Data in this exercise:
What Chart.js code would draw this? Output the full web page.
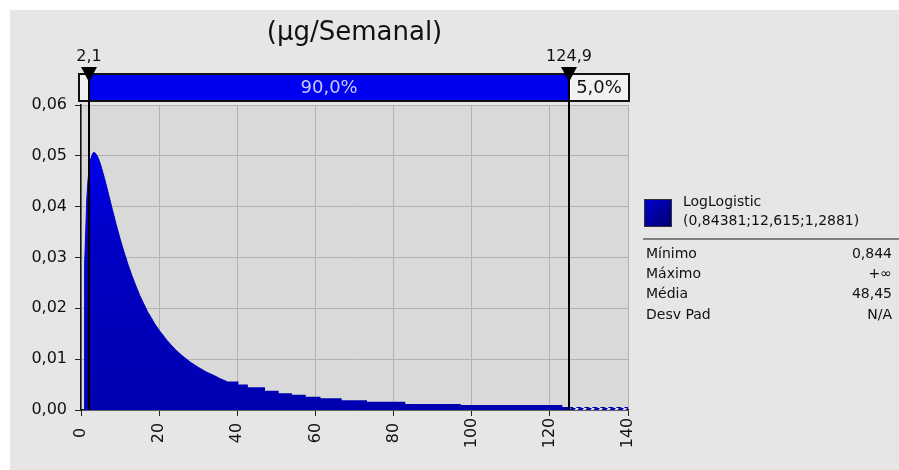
<!DOCTYPE html>
<html>
<head>
<meta charset="utf-8">
<script src="https://cdn.jsdelivr.net/npm/chart.js@4.4.1/dist/chart.umd.min.js"></script>
<style>
  html, body { margin: 0; padding: 0; background: #fff; }
  canvas { display: block; }
</style>
</head>
<body>
<canvas id="chart" width="899" height="470"></canvas>
<script>
// density (x in µg/Semanal, y = probability density)
// smooth part near the peak
const headX = [0.844, 0.87, 0.9, 1.0, 1.25, 1.5, 1.75, 2.0, 2.5, 3.0, 3.4, 4.0, 4.5, 5.0, 6.0, 7.0, 8.0, 9.0, 10, 11, 12, 13, 14, 15, 16, 17, 18, 19, 20, 22, 24, 26, 28, 30, 32, 34, 35.5, 37.3];
const headY = [0, 0.016, 0.021, 0.0286, 0.036, 0.0417, 0.0447, 0.0469, 0.0494, 0.0505, 0.0507, 0.0502, 0.0494, 0.0483, 0.0456, 0.0426, 0.0395, 0.0365, 0.0337, 0.0311, 0.0287, 0.0265, 0.0245, 0.0226, 0.0210, 0.0194, 0.0181, 0.0168, 0.0157, 0.0137, 0.0120, 0.0106, 0.0094, 0.0084, 0.0075, 0.0068, 0.0062, 0.0056];
// stepped part of the long tail
const stepX = [37.0, 40.3, 42.7, 47.1, 50.6, 54.0, 57.5, 61.3, 66.7, 73.2, 83.0, 97.2, 123.2, 124.9];
const stepY = [0.0056, 0.0050, 0.0045, 0.0038, 0.0033, 0.0030, 0.0026, 0.0023, 0.0019, 0.0016, 0.0012, 0.0010, 0.0006, 0.0006];
// hatched 5% tail
const tailX = [124.9, 140];
const tailY = [0.0006, 0.0006];

const xTickValues = [0, 20, 40, 60, 80, 100, 120, 140];
const markerValues = [2.1, 124.9];
const markerLabels = ["2,1", "124,9"];
const bandLabels = ["90,0%", "5,0%"];
const titleText = "(µg/Semanal)";
const fitName = "LogLogistic";
const fitParams = "(0,84381;12,615;1,2881)";
const statLabels = ["Mínimo", "Máximo", "Média", "Desv Pad"];
const statValues = ["0,844", "+∞", "48,45", "N/A"];

const FONT = "'DejaVu Sans', Verdana, sans-serif";
Chart.defaults.font.family = FONT;
Chart.defaults.font.size = 16;
Chart.defaults.color = "#111";

function hatchPattern() {
  const c = document.createElement("canvas");
  c.width = 8; c.height = 4;
  const g = c.getContext("2d");
  g.fillStyle = "#e4e4f2";
  g.fillRect(0, 0, 8, 4);
  g.fillStyle = "#0000b0";
  g.beginPath();
  g.moveTo(3, 0); g.lineTo(8, 0); g.lineTo(5, 4); g.lineTo(0, 4);
  g.closePath();
  g.fill();
  return g.createPattern(c, "repeat");
}

function blueFill(c) {
  const a = c.chart.chartArea;
  if (!a) return "#0000c0";
  const g = c.chart.ctx.createLinearGradient(0, a.top + 45, 0, a.bottom);
  g.addColorStop(0, "#0000ee");
  g.addColorStop(0.35, "#0000c4");
  g.addColorStop(1, "#0000b0");
  return g;
}

const decor = {
  id: "decor",
  beforeDraw(chart) {
    const { ctx, chartArea: a } = chart;
    ctx.save();
    ctx.fillStyle = "#fff";
    ctx.fillRect(0, 0, chart.width, chart.height);
    ctx.fillStyle = "#e6e6e6";
    ctx.fillRect(10, 10, chart.width - 10, chart.height - 10);
    ctx.fillStyle = "#d9d9d9";
    ctx.fillRect(a.left, a.top, a.right - a.left, a.bottom - a.top);
    ctx.restore();
  },
  afterDraw(chart) {
    const { ctx, chartArea: a } = chart;
    const xs = chart.scales.x;
    const ys = chart.scales.y;
    ctx.save();

    // title
    ctx.fillStyle = "#111";
    ctx.font = "26px " + FONT;
    ctx.textAlign = "center";
    ctx.textBaseline = "alphabetic";
    ctx.fillText(titleText, (a.left + a.right) / 2, 40);

    // x tick labels, rotated and centred
    ctx.font = "16px " + FONT;
    ctx.textBaseline = "middle";
    xTickValues.forEach(v => {
      ctx.save();
      ctx.translate(xs.getPixelForValue(v), 433);
      ctx.rotate(-Math.PI / 2);
      ctx.fillText(String(v), 0, 0);
      ctx.restore();
    });

    // probability band above the plot
    const boxL = xs.left - 2, boxR = xs.right + 1, boxT = 74, boxB = 101;
    const m1 = xs.getPixelForValue(markerValues[0]);
    const m2 = xs.getPixelForValue(markerValues[1]);
    ctx.fillStyle = "#f2f2f2";
    ctx.fillRect(boxL, boxT, boxR - boxL, boxB - boxT);
    ctx.fillStyle = "#0000f0";
    ctx.fillRect(m1, boxT, m2 - m1, boxB - boxT);
    ctx.strokeStyle = "#111";
    ctx.lineWidth = 2;
    ctx.strokeRect(boxL, boxT, boxR - boxL, boxB - boxT);
    ctx.font = "18px " + FONT;
    ctx.fillStyle = "#c8c8ff";
    ctx.fillText(bandLabels[0], (m1 + m2) / 2, 88);
    ctx.fillStyle = "#111";
    ctx.fillText(bandLabels[1], (m2 + boxR) / 2, 88);

    // marker lines, triangles and values
    ctx.font = "16px " + FONT;
    markerValues.forEach((v, i) => {
      const px = Math.round(xs.getPixelForValue(v));
      ctx.strokeStyle = "#000";
      ctx.lineWidth = 2;
      ctx.beginPath();
      ctx.moveTo(px, boxT);
      ctx.lineTo(px, ys.getPixelForValue(0));
      ctx.stroke();
      ctx.fillStyle = "#000";
      ctx.beginPath();
      ctx.moveTo(px - 8, 67);
      ctx.lineTo(px + 8, 67);
      ctx.lineTo(px, 82);
      ctx.closePath();
      ctx.fill();
      ctx.fillStyle = "#111";
      ctx.fillText(markerLabels[i], px, 57);
    });

    // legend
    const lg = ctx.createLinearGradient(644, 199, 672, 227);
    lg.addColorStop(0, "#0000d0");
    lg.addColorStop(1, "#000070");
    ctx.fillStyle = lg;
    ctx.fillRect(644, 199, 28, 28);
    ctx.strokeStyle = "#333";
    ctx.lineWidth = 1;
    ctx.strokeRect(644.5, 199.5, 27, 27);
    ctx.fillStyle = "#111";
    ctx.textAlign = "left";
    ctx.font = "14px " + FONT;
    ctx.fillText(fitName, 683, 202);
    ctx.fillText(fitParams, 683, 221);
    ctx.strokeStyle = "#808080";
    ctx.lineWidth = 2;
    ctx.beginPath();
    ctx.moveTo(643, 239);
    ctx.lineTo(899, 239);
    ctx.stroke();
    statLabels.forEach((s, i) => {
      const y = 254 + i * 20.3;
      ctx.textAlign = "left";
      ctx.fillText(s, 646, y);
      ctx.textAlign = "right";
      ctx.fillText(statValues[i], 892, y);
    });
    ctx.restore();
  }
};

const ctx = document.getElementById("chart");
new Chart(ctx, {
  type: "line",
  data: {
    datasets: [
      {
        label: "tail steps",
        data: stepX.map((x, i) => ({ x: x, y: stepY[i] })),
        stepped: true,
        fill: "origin",
        borderWidth: 0,
        pointRadius: 0,
        backgroundColor: blueFill,
      },
      {
        label: fitName,
        data: headX.map((x, i) => ({ x: x, y: headY[i] })),
        fill: "origin",
        tension: 0,
        borderWidth: 1,
        borderColor: "#0000c4",
        pointRadius: 0,
        backgroundColor: blueFill,
      },
      {
        label: "5%",
        data: tailX.map((x, i) => ({ x: x, y: tailY[i] })),
        stepped: true,
        fill: "origin",
        borderWidth: 0,
        pointRadius: 0,
        backgroundColor: hatchPattern(),
      },
    ],
  },
  options: {
    responsive: false,
    animation: false,
    layout: { padding: { top: 105, right: 271, left: 0, bottom: 0 } },
    plugins: { legend: { display: false }, tooltip: { enabled: false } },
    scales: {
      x: {
        type: "linear",
        min: 0,
        max: 140,
        afterFit: s => { s.height = 60; },
        ticks: { stepSize: 20, display: false },
        grid: { color: "#b2b2b2", tickLength: 6, tickColor: "#222", drawTicks: true },
        border: { color: "#111", width: 1.5 },
      },
      y: {
        min: 0,
        max: 0.06,
        afterFit: s => { s.width = 81; },
        ticks: {
          stepSize: 0.01,
          padding: 8,
          callback: v => v.toFixed(2).replace(".", ","),
        },
        grid: { color: "#b2b2b2", tickLength: 6, tickColor: "#222" },
        border: { color: "#111", width: 1.5 },
      },
    },
  },
  plugins: [decor],
});
</script>
</body>
</html>
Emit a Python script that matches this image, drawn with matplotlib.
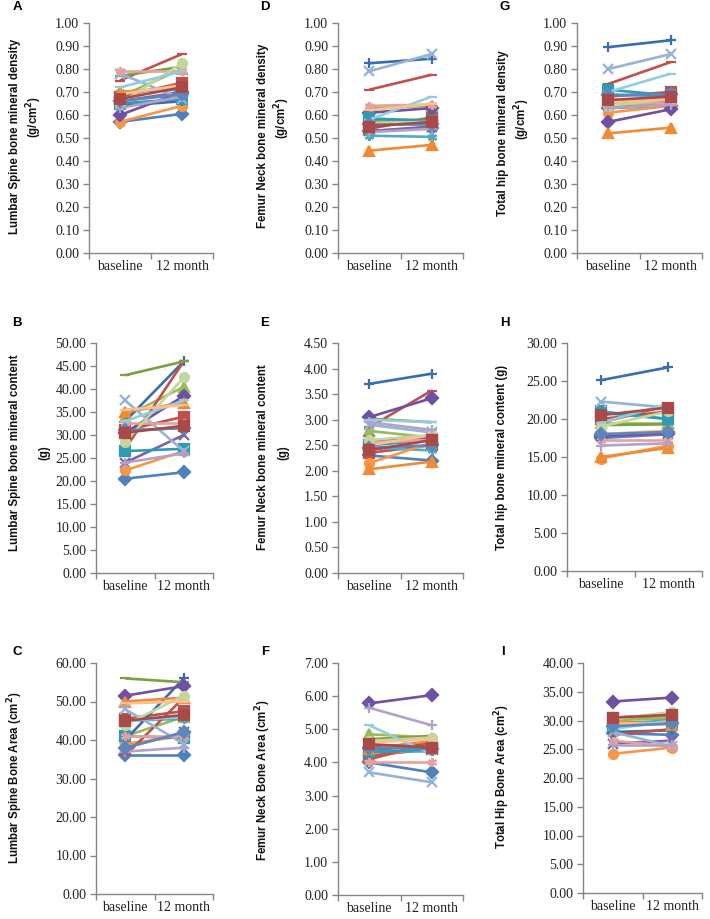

What you will do: Skip the pictures. Restate exactly the lines from the start of the entries through the line containing "const tailY = [0.0006, 0.0006];", both ends included.

Written answer:
What Chart.js code would draw this? Output the full web page.
<!DOCTYPE html>
<html>
<head>
<meta charset="utf-8">
<script src="https://cdn.jsdelivr.net/npm/chart.js@4.4.1/dist/chart.umd.min.js"></script>
<style>
  html, body { margin: 0; padding: 0; background: #fff; }
  canvas { display: block; }
</style>
</head>
<body>
<canvas id="chart" width="899" height="470"></canvas>
<script>
// density (x in µg/Semanal, y = probability density)
// smooth part near the peak
const headX = [0.844, 0.87, 0.9, 1.0, 1.25, 1.5, 1.75, 2.0, 2.5, 3.0, 3.4, 4.0, 4.5, 5.0, 6.0, 7.0, 8.0, 9.0, 10, 11, 12, 13, 14, 15, 16, 17, 18, 19, 20, 22, 24, 26, 28, 30, 32, 34, 35.5, 37.3];
const headY = [0, 0.016, 0.021, 0.0286, 0.036, 0.0417, 0.0447, 0.0469, 0.0494, 0.0505, 0.0507, 0.0502, 0.0494, 0.0483, 0.0456, 0.0426, 0.0395, 0.0365, 0.0337, 0.0311, 0.0287, 0.0265, 0.0245, 0.0226, 0.0210, 0.0194, 0.0181, 0.0168, 0.0157, 0.0137, 0.0120, 0.0106, 0.0094, 0.0084, 0.0075, 0.0068, 0.0062, 0.0056];
// stepped part of the long tail
const stepX = [37.0, 40.3, 42.7, 47.1, 50.6, 54.0, 57.5, 61.3, 66.7, 73.2, 83.0, 97.2, 123.2, 124.9];
const stepY = [0.0056, 0.0050, 0.0045, 0.0038, 0.0033, 0.0030, 0.0026, 0.0023, 0.0019, 0.0016, 0.0012, 0.0010, 0.0006, 0.0006];
// hatched 5% tail
const tailX = [124.9, 140];
const tailY = [0.0006, 0.0006];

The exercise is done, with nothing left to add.